Por Sandra Luz Tello Velázquez
En México, la muerte no se esconde, se enciende, flamea en los altares que cada noviembre regresan el pulso a los que ya no están en este mundo. Sobre los manteles bordados y las velas temblorosas, los vivos ensayamos una conversación con el tiempo, se habla con los muertos, pero también con la propia conciencia. En esos diálogos silenciosos podría revelarse una verdad antigua, el recuerdo que no es un gesto de nostalgia, es un acto de resistencia.
La memoria en nuestro país ha tenido que aprender a sobrevivir a la costumbre del olvido. Las ofrendas se levantan como pequeños templos contra la desaparición, porque sabemos que la muerte no llega sola, la acompañan la violencia, la impunidad, la desigualdad, la migración forzada.
En México la muerte nos llena de fantasmas del pasado inmediato, por ejemplo, la masacre de veinte hombres cerca del Seminario Diocesano en Culiacán, el asesinato de Rodrigo Mondragón ocurrido hace pocos días, los feminicidios de más de trescientos cuarenta y un mujeres perpetrados en los primeros ocho meses del año, entre otras víctimas que han sigo decapitadas o colgadas en lo que va del año.
En cada fotografía colocada sobre un altar, hay una historia que se niega a ser borrada, la de una madre que aún busca a su hijo, un maestro que murió enseñando, el joven que no alcanzó a regresar a su casa, la madre arrebatada a sus hijos por el simple hecho de ser mujer. Las flores de cempasúchil dibujan caminos, pero también señalan cicatrices. Y cada vela encendida es una forma de decir: aquí seguimos, estamos contigo, nos levantamos contra el olvido.

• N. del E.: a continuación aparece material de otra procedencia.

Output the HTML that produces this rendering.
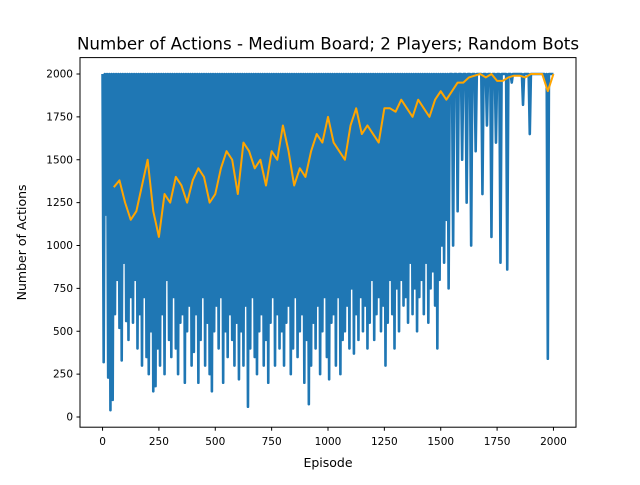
<!DOCTYPE html>
<html><head><meta charset="utf-8"><style>
body{margin:0;background:#fff;font-family:"Liberation Sans","DejaVu Sans",sans-serif}
svg text{font-family:"DejaVu Sans","Liberation Sans",sans-serif}
</style></head><body>
<svg id="chart" width="640" height="480" viewBox="0 0 640 480" xmlns="http://www.w3.org/2000/svg">
<rect width="640" height="480" fill="#fff"/>
<text x="328" y="49.5" font-size="16.7" text-anchor="middle">Number of Actions - Medium Board; 2 Players; Random Bots</text>
<g id="plot"></g>
<rect x="80" y="57.6" width="496" height="369.6" fill="none" stroke="#000" stroke-width="1"/>
<g id="xt"></g>
<g id="yt"></g>
<text x="328" y="467" font-size="12.5" text-anchor="middle">Episode</text>
<text transform="translate(26,242.4) rotate(-90)" font-size="12.5" text-anchor="middle">Number of Actions</text>
</svg>
<script>
const blueLows=[320,1180,230,40,100,600,800,520,330,900,560,450,700,550,800,400,600,300,700,350,
250,500,150,180,400,300,600,250,800,450,350,700,400,250,550,600,200,500,650,300,
380,600,200,450,700,300,550,250,150,500,650,400,700,200,500,350,600,450,300,550,
220,500,300,650,60,400,700,350,250,500,600,300,450,200,550,700,300,600,400,500,
300,550,650,250,400,700,350,500,600,200,450,75,300,550,400,650,250,500,700,350,
220,550,600,300,700,250,450,500,650,400,750,370,600,450,700,500,650,400,550,800,
450,600,700,500,650,300,550,800,600,400,750,500,800,650,700,550,900,600,750,500,
700,800,600,900,550,750,850,650,400,800,1000,900,1150,750,2000,1000,2000,1200,2000,1500,
2000,1250,2000,1000,2000,1550,2000,2000,1300,2000,1700,2000,1050,2000,1600,2000,900,2000,2000,860,
2000,1950,2000,2000,2000,2000,1820,2000,2000,1650,2000,2000,2000,2000,2000,2000,1950,340,2000,2000];
const blueStep=10;
const orangeStart=50, orangeStep=25;
const orangeVals=[1340,1380,1250,1150,1200,1350,1500,1200,1050,1300,1250,1400,1350,1250,1380,1450,1400,1250,1300,1450,1550,1500,1300,1600,1550,1450,1500,1350,1550,1500,1700,1550,1350,1450,1400,1550,1650,1600,1750,1600,1550,1500,1700,1800,1650,1700,1650,1600,1800,1800,1780,1850,1800,1750,1850,1800,1750,1850,1900,1850,1900,1950,1950,1980,1990,2000,1980,2000,1960,1960,1980,1990,1990,1980,2000,2000,2000,1900,2000];
const xTicks=[0,250,500,750,1000,1250,1500,1750,2000];
const yTicks=[0,250,500,750,1000,1250,1500,1750,2000];
const NS="http://www.w3.org/2000/svg";
const X=v=>80+(v+100)/2200*496;
const Y=v=>417.0-v*0.1715;
function mk(t,a,p){const e=document.createElementNS(NS,t);for(const k in a)e.setAttribute(k,a[k]);p.appendChild(e);return e;}
const plot=document.getElementById('plot');
let pts=[];
blueLows.forEach((v,i)=>{const e=i*blueStep;pts.push(X(e)+','+Y(2000));pts.push(X(e+blueStep/2)+','+Y(v));});
pts.push(X(2000)+','+Y(2000));
const bl=mk('polyline',{points:pts.join(' '),fill:'none',stroke:'#1f77b4','stroke-width':2.6,'stroke-linejoin':'round'},plot);


const op=orangeVals.map((v,i)=>X(orangeStart+i*orangeStep)+','+Y(v)).join(' ');
const ol=mk('polyline',{points:op,fill:'none',stroke:'#ffa500','stroke-width':2,'stroke-linejoin':'round'},plot);


const xt=document.getElementById('xt'),yt=document.getElementById('yt');
xTicks.forEach(v=>{const x=X(v);mk('line',{x1:x,x2:x,y1:427.2,y2:430.7,stroke:'#000'},xt);
const t=mk('text',{x:x,y:445,'font-size':10.5,'text-anchor':'middle'},xt);t.textContent=v;
});
yTicks.forEach(v=>{const y=Y(v);mk('line',{x1:76.5,x2:80,y1:y,y2:y,stroke:'#000'},yt);
const t=mk('text',{x:73,y:y+3.5,'font-size':10.5,'text-anchor':'end'},yt);t.textContent=v;
});
</script>
</body></html>
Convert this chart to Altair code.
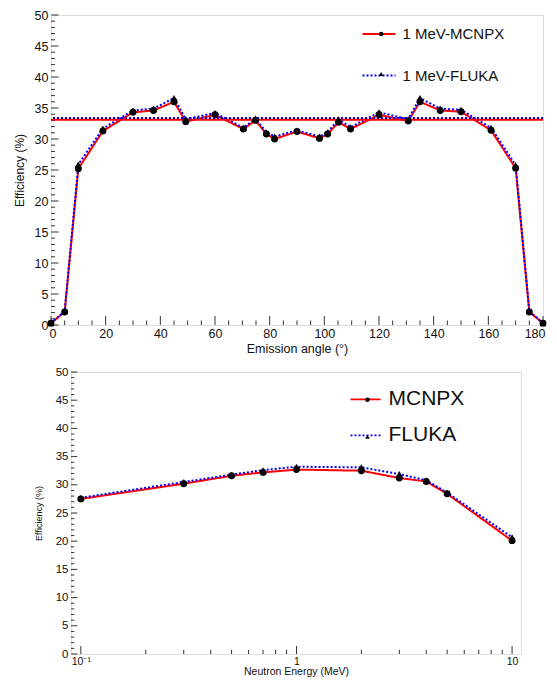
import altair as alt
import pandas as pd

FONT = "Liberation Sans"

# ---------------- top panel: efficiency vs emission angle (1 MeV) ----------------
angles = [0, 5, 10, 19, 30, 37.5, 45, 49.3, 60, 70.4, 74.8, 78.8, 81.8, 90,
          98.2, 101.2, 105.2, 109.6, 120, 130.7, 135, 142.4, 150, 161, 170, 175, 180]
mcnpx_angle = [0.3, 2.1, 25.2, 31.3, 34.3, 34.6, 36.0, 32.8, 33.9, 31.6, 33.0, 30.8, 30.0, 31.2,
               30.1, 30.8, 32.7, 31.6, 33.9, 32.9, 36.0, 34.6, 34.4, 31.4, 25.3, 2.1, 0.3]
fluka_angle = [0.3, 2.2, 25.9, 31.7, 34.6, 34.9, 36.6, 33.2, 34.2, 31.8, 33.3, 31.1, 30.4, 31.4,
               30.4, 31.1, 33.2, 31.9, 34.3, 33.2, 36.6, 34.9, 34.7, 31.8, 25.8, 2.2, 0.3]
mean_angle = [33.1, 33.4]
angle_series = ["1 MeV-MCNPX", "1 MeV-FLUKA"]

# ---------------- bottom panel: efficiency vs neutron energy ----------------
energies = [0.1, 0.3, 0.5, 0.7, 1, 2, 3, 4, 5, 10]
mcnpx_energy = [27.5, 30.2, 31.6, 32.2, 32.7, 32.5, 31.2, 30.6, 28.4, 20.1]
fluka_energy = [27.7, 30.5, 31.8, 32.6, 33.2, 33.1, 31.9, 30.8, 28.6, 20.7]
energy_series = ["MCNPX", "FLUKA"]

# ---------------- ticks ----------------
angle_major = list(range(0, 181, 20))
angle_minor = [v for v in range(0, 181, 5) if v % 20]
eff_major = list(range(0, 51, 5))
eff_minor = [v for v in range(0, 51) if v % 5]
energy_major = [0.1, 1, 10]
energy_minor = [0.2, 0.3, 0.4, 0.5, 0.6, 0.7, 0.8, 0.9, 2, 3, 4, 5, 6, 7, 8, 9]
energy_labels = ["10⁻¹", "1", "10"]

line_colors = ["#ff0000", "#0000ff"]
line_dashes = [[1, 0], [2, 2]]
marker_shapes = ["circle", "triangle-up"]
TICK = "#333333"


def long_table(xs, ys_a, ys_b, names, xname):
    n = len(xs)
    df = pd.DataFrame({
        xname: list(xs) + list(xs),
        "eff": list(ys_a) + list(ys_b),
        "series": [names[0]] * n + [names[1]] * n,
        "draw": [1] * n + [0] * n,
    })
    df["marker"] = [names[0] + " marker"] * n + [names[1] + " marker"] * n
    return df


def label_axis(orient, values, fs, pad, title, tfs, tpad, flush=False, label_expr=None):
    kw = dict(orient=orient, values=values, ticks=False, domain=False, grid=False,
              labelFont=FONT, labelFontSize=fs, labelColor="#111111",
              labelPadding=pad, labelOverlap=False, title=title,
              titleFont=FONT, titleFontSize=tfs, titleFontWeight="normal", titleColor="#111111",
              titlePadding=tpad)
    if flush:
        kw["labelFlush"] = True
        kw["labelFlushOffset"] = 2
    else:
        kw["labelFlush"] = False
    if label_expr:
        kw["labelExpr"] = label_expr
    return alt.Axis(**kw)


def panel(df, xname, xscale, xaxis, ticks, yaxis, names, means, leg, w, h):
    yscale = alt.Scale(domain=[0, 50], nice=False)
    stroke_legend = alt.Legend(orient="none", legendX=leg["x"], legendY=leg["y"], title=None,
                               symbolType="stroke", symbolSize=leg["size"], symbolStrokeWidth=1.8,
                               labelFont=FONT, labelFontSize=leg["fs"], labelColor="#111111",
                               labelOffset=leg["loff"], rowPadding=leg["rpad"], padding=0)
    shape_legend = alt.Legend(orient="none", legendX=leg["sx"], legendY=leg["sy"], title=None,
                              symbolSize=leg["msize"], symbolFillColor="black",
                              symbolStrokeColor="black", symbolStrokeWidth=0, labelExpr="''",
                              labelFontSize=leg["fs"], rowPadding=leg["srpad"], padding=0)
    color = alt.Color("series:N", scale=alt.Scale(domain=names, range=line_colors), legend=stroke_legend)
    dash = alt.StrokeDash("series:N", scale=alt.Scale(domain=names, range=line_dashes), legend=stroke_legend)
    markers = [n + " marker" for n in names]

    def xt(values, length):
        return alt.Chart(pd.DataFrame({xname: values})).mark_rule(color=TICK, strokeWidth=1).encode(
            x=alt.X(f"{xname}:Q", scale=xscale, axis=xaxis),
            y=alt.value(h), y2=alt.value(h - length))

    def yt(values, length):
        return alt.Chart(pd.DataFrame({"eff": values})).mark_rule(color=TICK, strokeWidth=1).encode(
            y=alt.Y("eff:Q", scale=yscale, axis=yaxis),
            x=alt.value(0), x2=alt.value(length))

    base = alt.Chart(df)
    lines = base.mark_line(strokeWidth=2).encode(
        x=alt.X(f"{xname}:Q", scale=xscale, axis=xaxis),
        y=alt.Y("eff:Q", scale=yscale, axis=yaxis),
        color=color, strokeDash=dash,
    )
    points = base.mark_point(filled=True, color="black", opacity=1, size=48).encode(
        x=alt.X(f"{xname}:Q", scale=xscale, axis=xaxis),
        y=alt.Y("eff:Q", scale=yscale, axis=yaxis),
        shape=alt.Shape("marker:N", scale=alt.Scale(domain=markers, range=marker_shapes), legend=shape_legend),
        order=alt.Order("draw:Q"),
    )
    layers = [
        xt(ticks["xmaj"], ticks["xmajl"]),
        xt(ticks["xmin"], ticks["xminl"]),
        yt(ticks["ymaj"], ticks["ymajl"]),
        yt(ticks["ymin"], ticks["yminl"]),
        lines,
    ]
    if means is not None:
        mdf = pd.DataFrame({"series": names, "eff": means})
        rules = alt.Chart(mdf).mark_rule(strokeWidth=2).encode(
            y=alt.Y("eff:Q", scale=yscale, axis=yaxis), color=color, strokeDash=dash)
        layers.append(rules)
    layers.append(points)
    return alt.layer(*layers).properties(width=w, height=h)


TOP_W, TOP_H = 492, 310
BOT_W, BOT_H = 450, 282
BOT_SHIFT = 20

top_df = long_table(angles, mcnpx_angle, fluka_angle, angle_series, "angle")
top = panel(
    top_df, "angle", alt.Scale(domain=[0, 180], nice=False),
    label_axis("bottom", angle_major, 12.5, 2, "Emission angle (°)", 12.5, 3, flush=True),
    dict(xmaj=angle_major, xmajl=9, xmin=angle_minor, xminl=4.5,
         ymaj=eff_major, ymajl=7.5, ymin=eff_minor, yminl=4),
    label_axis("left", eff_major, 12.5, 3, "Efficiency (%)", 12, 8),
    angle_series, mean_angle,
    dict(x=310.5, y=1.5, size=1089, fs=15, loff=6, rpad=15.5, sx=322.7, sy=11.5, msize=20, srpad=24),
    TOP_W, TOP_H,
)

bottom_df = long_table(energies, mcnpx_energy, fluka_energy, energy_series, "energy")
label_expr = ("datum.value < 0.5 ? '" + energy_labels[0] + "' : datum.value < 5 ? '"
              + energy_labels[1] + "' : '" + energy_labels[2] + "'")
bottom = panel(
    bottom_df, "energy", alt.Scale(type="log", domain=[0.09, 11], nice=False),
    label_axis("bottom", energy_major, 10.5, 2, "Neutron Energy (MeV)", 10.5, 0, label_expr=label_expr),
    dict(xmaj=energy_major, xmajl=8, xmin=energy_minor, xminl=4.3,
         ymaj=eff_major, ymajl=6.3, ymin=eff_minor, yminl=3.3),
    label_axis("left", eff_major, 11.5, 3, "Efficiency (%)", 9, 12),
    energy_series, None,
    dict(x=298.5, y=11.3, size=900, fs=21, loff=7, rpad=10, sx=306, sy=17.3, msize=20, srpad=15),
    BOT_W, BOT_H,
)

# empty spacer that shifts the lower panel to the right
spacer = alt.Chart(pd.DataFrame({"s": [0]})).mark_point(opacity=0).encode(
    x=alt.X("s:Q", axis=None), y=alt.Y("s:Q", axis=None)
).properties(width=BOT_SHIFT, height=BOT_H, view=alt.ViewBackground(strokeOpacity=0))

bottom_row = alt.hconcat(spacer, bottom, spacing=0, bounds="flush")

chart = alt.vconcat(top, bottom_row, spacing=47, bounds="flush").resolve_scale(
    color="independent", strokeDash="independent", shape="independent"
).resolve_legend(
    color="independent", strokeDash="independent", shape="independent"
).properties(
    padding={"left": 4, "top": 0, "right": 0, "bottom": 0}
).configure_view(stroke="#222222", strokeWidth=1.2).configure(background="white")

chart.save("out.html", embed_options={"renderer": "svg", "actions": False})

Se dice que “los mexicanos nos reímos de la muerte”, pero a veces ese humor no es valentía, sino defensa, es la respuesta para voltearle la cara al abismo que nos rodea. En definitiva, México es un país que funda su identidad en la memoria colectiva, en las voces que resisten al silencio impuesto por la historia oficial. Pero esa memoria no es un archivo, requiere cuidado, palabras, comunidad desde el rincón de la casa hasta las plazas llenas que recuerdan que los cientos de muertes no pueden quedar en la impunidad.
Por último, la verdadera fiesta del 2 de noviembre no esté en los colores ni en las calaveras de azúcar, sino en el gesto de encender una vela con conciencia, en asegurar: tu historia no será borrada
En definitiva, en un país herido, recordar sigue siendo la manera más digna de resistir.